Suzanne: Embrace colour! You’ve got to have it whether it’s the new candy or the tonal brights. The second is about print and pattern. It’s all about how to wear pattern and how to mix it up. If you can only do one piece go for a print bottom. I’m going to talk about sport luxe trend: that’s sports chic, not sports trainers.
I’ll also talk about the new lady and what that means. We forecasted that one. It’s been simmering on the back burner for a few seasons. And then my last one will be a West Coast relaxed, summer boho nomad. That look consists of global prints, relaxed fits and big open knit sweaters. A lot of brands play into that, but there’s always newness. Last year we were doing maxi skirts. This year we’re doing pajama trousers.
CS: What are three items I should purchase to update my spring wardrobe?
Suzanne: Something colour. I don’t care if it’s lipstick, a nail polish, shoes or a bag: you need to invest in colour.

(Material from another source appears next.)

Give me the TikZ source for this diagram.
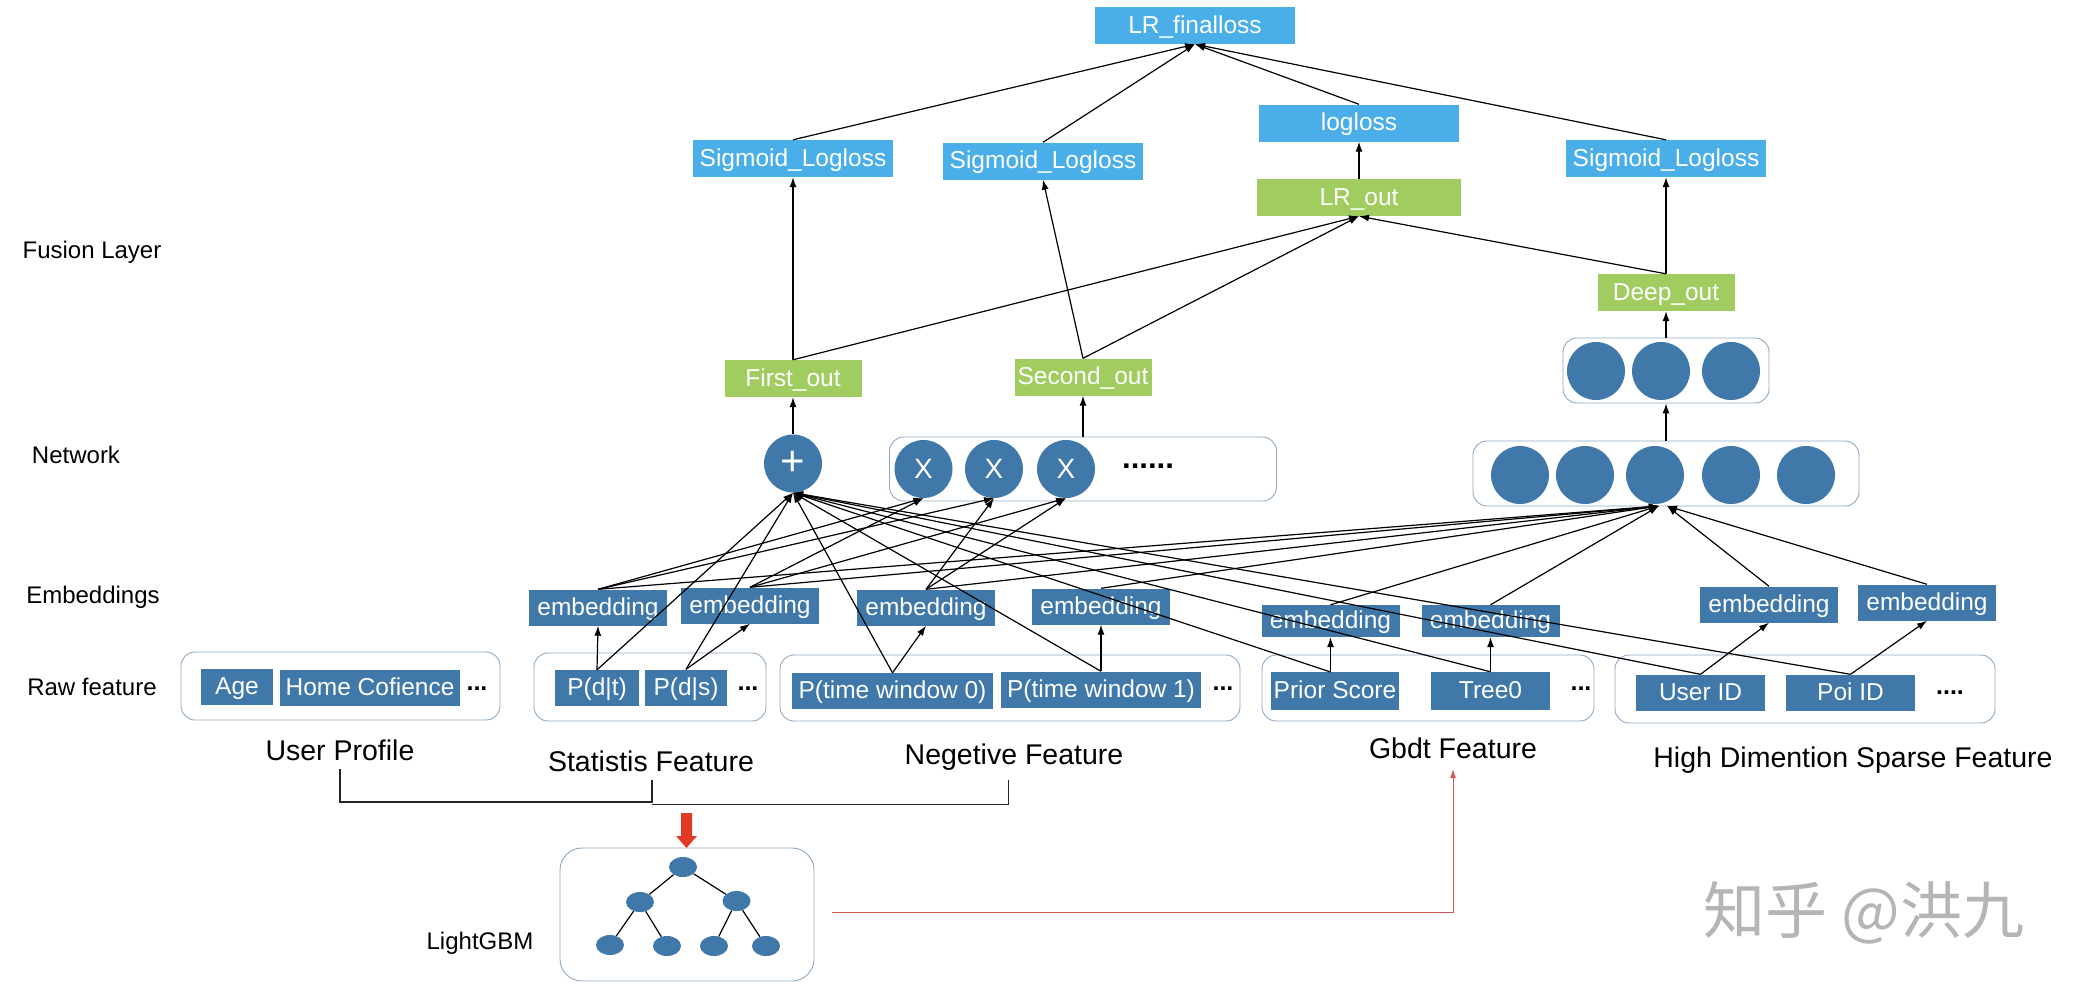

If it’s a bag, invest in colour that’s smart – one you can wear in fall as well.
Second, go for a great piece of lady-like statement jewelry. A wow factor crystal cuff or necklace.
And then pattern. I would get that patterned bottom. If last year was print mix – which is still there – the newest, newest way to wear prints, which is not for the faint of heart, is matchy matchy. It almost looks like you’re wearing a jump suit.
In terms of prints themselves, neo-tribal is in. Not exactly tribal per se, but it has a global feel. Florals remain huge whether they’re photo real, liberty prints or painterly.
CS: There are some great print pants out this season, which I believe you were wearing in the Spring Trend Presentation in 2011.
Suzanne: Yes (laughing), yes I was! I should wear them tonight too. And my monk's cloak!